## GIVEN REQUEST:
Determine how many lines of the entries contain "this". Reply with that number alone.

## Records from a data source:
........
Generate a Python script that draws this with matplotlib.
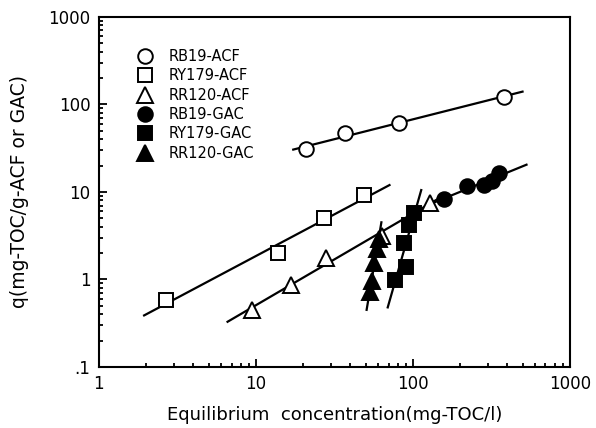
import matplotlib
matplotlib.use("Agg")
import matplotlib.pyplot as plt
import numpy as np
from matplotlib.ticker import FixedLocator, FixedFormatter, LogLocator, NullFormatter

# Données (Ce en mg-TOC/l, q en mg-TOC/g)
rb19_acf_x = [20.9, 37.2, 81.3, 383]
rb19_acf_y = [31, 47, 61.5, 122]
ry179_acf_x = [2.69, 13.8, 27.3, 49.2]
ry179_acf_y = [0.58, 2.01, 5.05, 9.25]
rr120_acf_x = [9.4, 16.8, 28.1, 63.3, 128]
rr120_acf_y = [0.45, 0.87, 1.76, 3.1, 7.5]
rb19_gac_x = [158, 222, 285, 321, 356]
rb19_gac_y = [8.3, 11.7, 12.0, 13.4, 16.5]
ry179_gac_x = [101.5, 94.3, 87.5, 90.2, 76.7]
ry179_gac_y = [5.75, 4.2, 2.61, 1.39, 0.99]
rr120_gac_x = [61, 58.8, 56.2, 54.6, 53.5]
rr120_gac_y = [2.9, 2.25, 1.55, 0.95, 0.72]

# Étendue des droites de Freundlich (en x)
fit_ranges = {
    "RB19-ACF": (17.3, 500),
    "RY179-ACF": (1.94, 71),
    "RR120-ACF": (6.6, 150),
    "RB19-GAC": (120, 530),
}
# pour les droites GAC très raides, on borne plutôt en y
fit_yranges = {
    "RY179-GAC": (0.48, 10.5),
    "RR120-GAC": (0.45, 4.5),
}

series = [
    ("RB19-ACF", rb19_acf_x, rb19_acf_y, "o", "white"),
    ("RY179-ACF", ry179_acf_x, ry179_acf_y, "s", "white"),
    ("RR120-ACF", rr120_acf_x, rr120_acf_y, "^", "white"),
    ("RB19-GAC", rb19_gac_x, rb19_gac_y, "o", "black"),
    ("RY179-GAC", ry179_gac_x, ry179_gac_y, "s", "black"),
    ("RR120-GAC", rr120_gac_x, rr120_gac_y, "^", "black"),
]

plt.rcParams['font.family'] = ['DejaVu Sans']

fig = plt.figure(figsize=(5.96, 4.28), dpi=100)
ax = fig.add_axes([0.166, 0.1425, 0.79, 0.818])

handles = []
for name, xs, ys, mk, fc in series:
    lx, ly = np.log10(xs), np.log10(ys)
    k, b = np.polyfit(lx, ly, 1)
    if name in fit_yranges:
        y0, y1 = fit_yranges[name]
        xl = (np.log10([y0, y1]) - b) / k
    else:
        xl = np.log10(fit_ranges[name])
    ax.plot(10 ** xl, 10 ** (k * xl + b), color="black", lw=1.6, zorder=2)
    h, = ax.plot(xs, ys, ls="none", marker=mk, ms=10.5 if mk != "^" else 11.5,
                 mfc=fc, mec="black", mew=1.4, zorder=3, label=name)
    handles.append(h)

ax.set_xscale("log")
ax.set_yscale("log")
ax.set_xlim(1, 1000)
ax.set_ylim(0.1, 1000)

ax.xaxis.set_major_locator(FixedLocator([1, 10, 100, 1000]))
ax.xaxis.set_major_formatter(FixedFormatter(["1", "10", "100", "1000"]))
ax.yaxis.set_major_locator(FixedLocator([0.1, 1, 10, 100, 1000]))
ax.yaxis.set_major_formatter(FixedFormatter([".1", "1", "10", "100", "1000"]))
for axis in (ax.xaxis, ax.yaxis):
    axis.set_minor_locator(LogLocator(base=10, subs=np.arange(2, 10)))
    axis.set_minor_formatter(NullFormatter())

ax.tick_params(which="both", direction="in", top=False, right=False, width=1.3)
ax.tick_params(which="major", length=6, labelsize=12)
ax.tick_params(axis="y", which="major", pad=6)
ax.tick_params(axis="x", which="major", pad=6)
ax.tick_params(which="minor", length=3)
for sp in ax.spines.values():
    sp.set_linewidth(1.5)

ax.set_xlabel("Equilibrium  concentration(mg-TOC/l)", fontsize=13, labelpad=9)
ax.set_ylabel("q(mg-TOC/g-ACF or GAC)", fontsize=13.5, labelpad=14)

leg = ax.legend(handles=handles, loc="upper left", bbox_to_anchor=(0.07, 0.925),
                frameon=False, fontsize=10.5, handlelength=1.0, handletextpad=1.1,
                labelspacing=0.3, borderaxespad=0)

fig.savefig("out.png", dpi=100)
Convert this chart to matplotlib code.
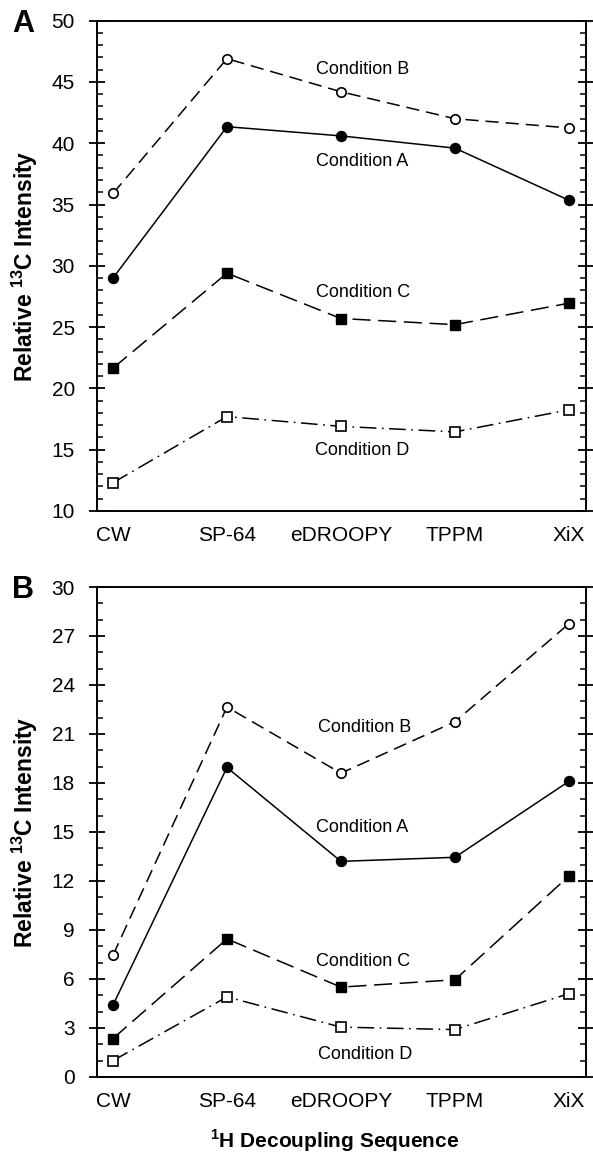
import matplotlib
matplotlib.use("Agg")
import matplotlib.pyplot as plt
from matplotlib.ticker import MultipleLocator

plt.rcParams['font.family'] = ['Liberation Sans', 'DejaVu Sans']
plt.rcParams['lines.scale_dashes'] = False

categories = ["CW", "SP-64", "eDROOPY", "TPPM", "XiX"]

# Panel A
a_condA = [29.0, 41.35, 40.6, 39.6, 35.35]
a_condB = [35.9, 46.9, 44.2, 42.0, 41.25]
a_condC = [21.65, 29.4, 25.7, 25.2, 26.95]
a_condD = [12.3, 17.7, 16.9, 16.45, 18.25]

# Panel B
b_condA = [4.4, 18.95, 13.2, 13.45, 18.1]
b_condB = [7.45, 22.65, 18.6, 21.75, 27.75]
b_condC = [2.35, 8.45, 5.5, 5.95, 12.3]
b_condD = [1.0, 4.9, 3.05, 2.9, 5.1]

fig = plt.figure(figsize=(5.93, 11.61), dpi=100)
axA = fig.add_axes([0.1636, 0.5599, 0.8246, 0.4223])
axB = fig.add_axes([0.1636, 0.0724, 0.8246, 0.4220])

styles = {
    'A': dict(color='black', lw=1.1, marker='o', ms=7.2, mfc='black', mec='black', mew=1.0, dashes=None),
    'B': dict(color='black', lw=1.1, marker='o', ms=6.8, mfc='white', mec='black', mew=1.2, dashes=(9.5, 5)),
    'C': dict(color='black', lw=1.1, marker='s', ms=6.8, mfc='black', mec='black', mew=1.0, dashes=(13, 5.5)),
    'D': dict(color='black', lw=1.1, marker='s', ms=6.8, mfc='white', mec='black', mew=1.2, dashes=(12, 4, 1.2, 4)),
}

def draw(ax, series, ylim, major, labels):
    x = list(range(len(categories)))
    for key, vals in series.items():
        st = dict(styles[key])
        dashes = st.pop('dashes')
        line, = ax.plot(x, vals, **st, zorder=3)
        if dashes is not None:
            line.set_dashes(dashes)
    ax.set_xlim(-0.14, 4.15)
    ax.set_ylim(*ylim)
    ax.yaxis.set_major_locator(MultipleLocator(major))
    ax.yaxis.set_minor_locator(MultipleLocator(1))
    ax.set_xticks(x)
    ax.set_xticklabels(categories, fontsize=15)
    ax.tick_params(axis='x', length=0, pad=11)
    ax.tick_params(axis='y', which='major', direction='inout', length=11, width=1.3,
                   left=True, right=True, labelsize=15, pad=10.5)
    ax.tick_params(axis='y', which='minor', direction='in', length=4.5, width=1.1,
                   left=True, right=True)
    for s in ax.spines.values():
        s.set_linewidth(1.4)
    for txt, (lx, ly) in labels.items():
        ax.text(lx, ly, txt, fontsize=13, ha='center', va='center', zorder=4)
    ax.set_ylabel("Relative $^{\\mathregular{13}}$C Intensity", fontsize=16.5, fontweight='bold')
    ax.yaxis.set_label_coords(-0.117, 0.5)

draw(axA, {'B': a_condB, 'A': a_condA, 'C': a_condC, 'D': a_condD}, (10, 50), 5,
     {"Condition B": (2.19, 46.0), "Condition A": (2.19, 38.5),
      "Condition C": (2.19, 27.8), "Condition D": (2.19, 14.95)})
draw(axB, {'B': b_condB, 'A': b_condA, 'C': b_condC, 'D': b_condD}, (0, 30), 3,
     {"Condition B": (2.21, 21.4), "Condition A": (2.19, 15.25),
      "Condition C": (2.19, 7.05), "Condition D": (2.21, 1.35)})

fig.text(0.5636, 1 - 1141 / 1161, "$^{\\mathregular{1}}$H Decoupling Sequence",
         fontsize=15, fontweight='bold', ha='center', va='center')

fig.text(0.020, 1 - 24 / 1161, "A", fontsize=22, fontweight='bold', ha='left', va='center')
fig.text(0.020, 1 - 590 / 1161, "B", fontsize=22, fontweight='bold', ha='left', va='center')

fig.savefig("out.png", dpi=100)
........
## RESULT BELOW:
2